In ‘Delhi Transport Corporation V. Shyam Singh’ – 2012 (10) TMI 410 - DELHI HIGH COURT the respondent workman was appointed as a conduct with the appellant.   He was served with a charge sheet for not issuing tickets to the passengers in spite of collecting the fare. Departmental enquiry was held and the Inquiry Officer found that the workman was guilty of the charge.   The Disciplinary Authority imposed the punishment of removal from service on the workman.

The workman raised and industrial dispute. The Industrial Adjudicator passed an award directing the reinstatement of the workman and for making payment of full back wages. The appellants filed a writ petition before the High Court. The High Court set aside the award and remanded the matter to decide afresh. 

In remand proceedings the Industrial Adjudicator framed the following issues:

  • Whether the inquiry was conducted in accordance with the principles of natural justice/
  • As per the terms of reference i.e., whether the removal of Sh. Shyam Singh from service is illegal and/or unjustified and if so to what relief is he entitled and what directions are necessary in this regard?

The Industrial Adjudicator held that the respondent workman had been given proper opportunity and the departmental inquiry was in compliance with the principles of natural justice, the Inquiry Officer had not given cogent reasons for disbelieving the testimony of the witness and that in the absence of cash having been checked, the charges against the workman could not have been held by the Inquiry Officer to have been proved.  It was also held that no presenting officer was appointed by the appellant.
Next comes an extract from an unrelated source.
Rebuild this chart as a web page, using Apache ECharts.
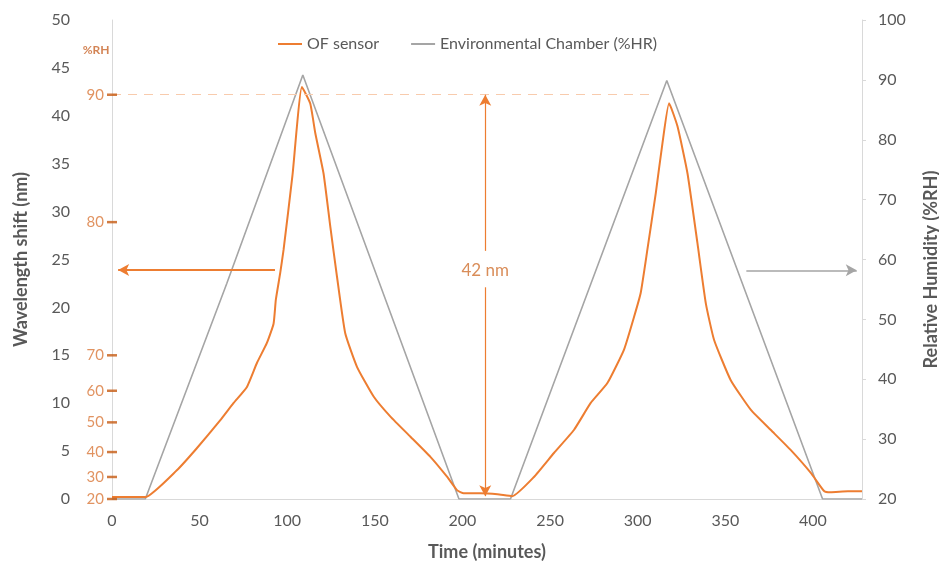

Consequently the findings of the Departmental inquiry were held to be perverse for the reasons that-

(a)  The passengers having not supported the case of the checking staff in the inquiry;

(b)  Cash having not been checked by the checking staff;

(c)  There being no presenting officer appointed by the management.
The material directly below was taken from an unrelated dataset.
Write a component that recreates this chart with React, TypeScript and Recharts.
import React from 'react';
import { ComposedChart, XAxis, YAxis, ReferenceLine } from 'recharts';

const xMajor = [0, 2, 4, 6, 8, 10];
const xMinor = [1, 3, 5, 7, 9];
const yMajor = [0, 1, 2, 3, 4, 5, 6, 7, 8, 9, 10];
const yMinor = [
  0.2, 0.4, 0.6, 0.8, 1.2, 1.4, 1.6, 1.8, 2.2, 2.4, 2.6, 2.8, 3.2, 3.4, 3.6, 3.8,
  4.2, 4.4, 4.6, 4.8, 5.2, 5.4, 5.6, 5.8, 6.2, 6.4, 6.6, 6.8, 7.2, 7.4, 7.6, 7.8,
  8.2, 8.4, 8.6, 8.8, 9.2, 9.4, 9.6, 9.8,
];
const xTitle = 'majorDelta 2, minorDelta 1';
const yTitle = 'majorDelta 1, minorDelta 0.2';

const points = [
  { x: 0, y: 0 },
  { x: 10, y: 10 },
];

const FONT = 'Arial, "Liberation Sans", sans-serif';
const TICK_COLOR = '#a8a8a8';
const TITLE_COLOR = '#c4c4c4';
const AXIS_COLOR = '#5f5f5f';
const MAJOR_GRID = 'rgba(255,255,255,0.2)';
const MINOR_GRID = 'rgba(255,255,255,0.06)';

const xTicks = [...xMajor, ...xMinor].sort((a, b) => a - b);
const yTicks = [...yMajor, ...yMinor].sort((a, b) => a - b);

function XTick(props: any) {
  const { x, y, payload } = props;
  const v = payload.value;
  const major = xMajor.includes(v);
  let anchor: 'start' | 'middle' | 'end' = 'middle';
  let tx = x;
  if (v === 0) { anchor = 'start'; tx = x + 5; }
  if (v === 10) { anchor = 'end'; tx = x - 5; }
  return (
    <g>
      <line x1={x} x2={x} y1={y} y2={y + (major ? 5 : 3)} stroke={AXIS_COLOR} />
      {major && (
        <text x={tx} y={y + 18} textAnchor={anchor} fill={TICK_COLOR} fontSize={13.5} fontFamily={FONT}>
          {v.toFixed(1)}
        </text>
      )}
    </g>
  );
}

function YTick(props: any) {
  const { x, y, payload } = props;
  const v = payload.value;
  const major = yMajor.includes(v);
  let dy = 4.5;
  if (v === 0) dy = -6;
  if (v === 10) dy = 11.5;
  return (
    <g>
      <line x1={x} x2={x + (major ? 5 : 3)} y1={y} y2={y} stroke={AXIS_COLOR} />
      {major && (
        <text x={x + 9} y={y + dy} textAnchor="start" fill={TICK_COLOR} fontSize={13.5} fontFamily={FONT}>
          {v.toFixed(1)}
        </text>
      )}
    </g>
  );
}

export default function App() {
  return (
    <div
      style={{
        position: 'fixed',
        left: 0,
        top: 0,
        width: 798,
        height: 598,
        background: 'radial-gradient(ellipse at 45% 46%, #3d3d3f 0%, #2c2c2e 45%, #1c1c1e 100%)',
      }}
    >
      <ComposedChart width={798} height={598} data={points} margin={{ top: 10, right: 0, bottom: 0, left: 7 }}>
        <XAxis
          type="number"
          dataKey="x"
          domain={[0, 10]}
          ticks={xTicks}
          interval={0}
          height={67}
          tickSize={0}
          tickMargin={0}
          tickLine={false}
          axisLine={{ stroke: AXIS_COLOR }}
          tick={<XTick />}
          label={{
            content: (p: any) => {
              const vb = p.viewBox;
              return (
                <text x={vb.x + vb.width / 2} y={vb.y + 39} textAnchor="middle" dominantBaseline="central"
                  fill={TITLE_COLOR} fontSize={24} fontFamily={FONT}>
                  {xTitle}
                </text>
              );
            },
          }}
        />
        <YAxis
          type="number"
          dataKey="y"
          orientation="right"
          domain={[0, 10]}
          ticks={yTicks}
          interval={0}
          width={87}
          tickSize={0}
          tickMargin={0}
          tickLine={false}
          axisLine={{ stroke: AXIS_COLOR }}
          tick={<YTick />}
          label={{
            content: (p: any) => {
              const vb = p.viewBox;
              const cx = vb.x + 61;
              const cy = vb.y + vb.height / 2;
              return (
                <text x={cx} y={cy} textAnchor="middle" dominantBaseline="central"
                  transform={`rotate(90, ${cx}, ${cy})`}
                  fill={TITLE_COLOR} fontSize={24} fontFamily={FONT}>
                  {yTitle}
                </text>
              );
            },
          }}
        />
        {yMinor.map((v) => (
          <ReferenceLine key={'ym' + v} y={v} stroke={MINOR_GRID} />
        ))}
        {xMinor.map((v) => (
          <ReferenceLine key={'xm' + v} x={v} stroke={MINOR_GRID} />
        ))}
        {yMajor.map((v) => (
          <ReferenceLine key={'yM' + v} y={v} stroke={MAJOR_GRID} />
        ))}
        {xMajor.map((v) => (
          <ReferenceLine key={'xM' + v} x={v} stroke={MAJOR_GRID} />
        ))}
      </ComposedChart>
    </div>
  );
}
Accordingly the issue was decided in favour of the workman.  It further held that the appellant failed to prove the misconduct with which the workman was charged.  Therefore the order of removal was held to be unjustified and the respondent was entitled to reinstatement. The Industrial Adjudicator did not find the back wages of the workman.

Before the High Court the appellant contended that the Industrial Adjudicator having held that the departmental enquiry to have been conducted in accordance with the principles of natural justice could not have further held the findings of the departmental inquiry to be perverse. The Industrial Adjudicator ought to have upheld the order of the Disciplinary Authority of removal of the respondent workman from service; the occasion for the appellant proving misconduct before the Industrial Adjudicator would not have arisen then. taxmanagementindia.com

The High Court did not accept the contentions of the appellant. The Industrial Adjudicator has given three reasons holding the departmental inquiry to be bad. Merely because sufficient opportunity of hearing had been given to the workman alone is not sufficient for upholding the departmental inquiry. The High Court held that the principles of natural justice which are required to be observed are not confined to opportunity of hearing alone, giving of opportunity of hearing alone cannot bar the Industrial Adjudicator from interfering with the disciplinary action of the management. In spite of giving appropriate opportunity of hearing the action of the management is found to be arbitrary and unreasonable, it would qualify as perverse. The High Court also relied on the supreme Court judgements. In ‘M.V. Bijlani V. Union of India’ 2006 (4) TMI 455 - SUPREME COURT the Supreme Court held that the findings of the departmental inquiry to be interferable if there is no evidence to prove the charge or where the relevant facts have not been considered. 

The High Court held that it cannot be said that the Industrial Adjudicator went beyond its jurisdiction in going into the question of perversity of the findings on the basis of which removal order was passed.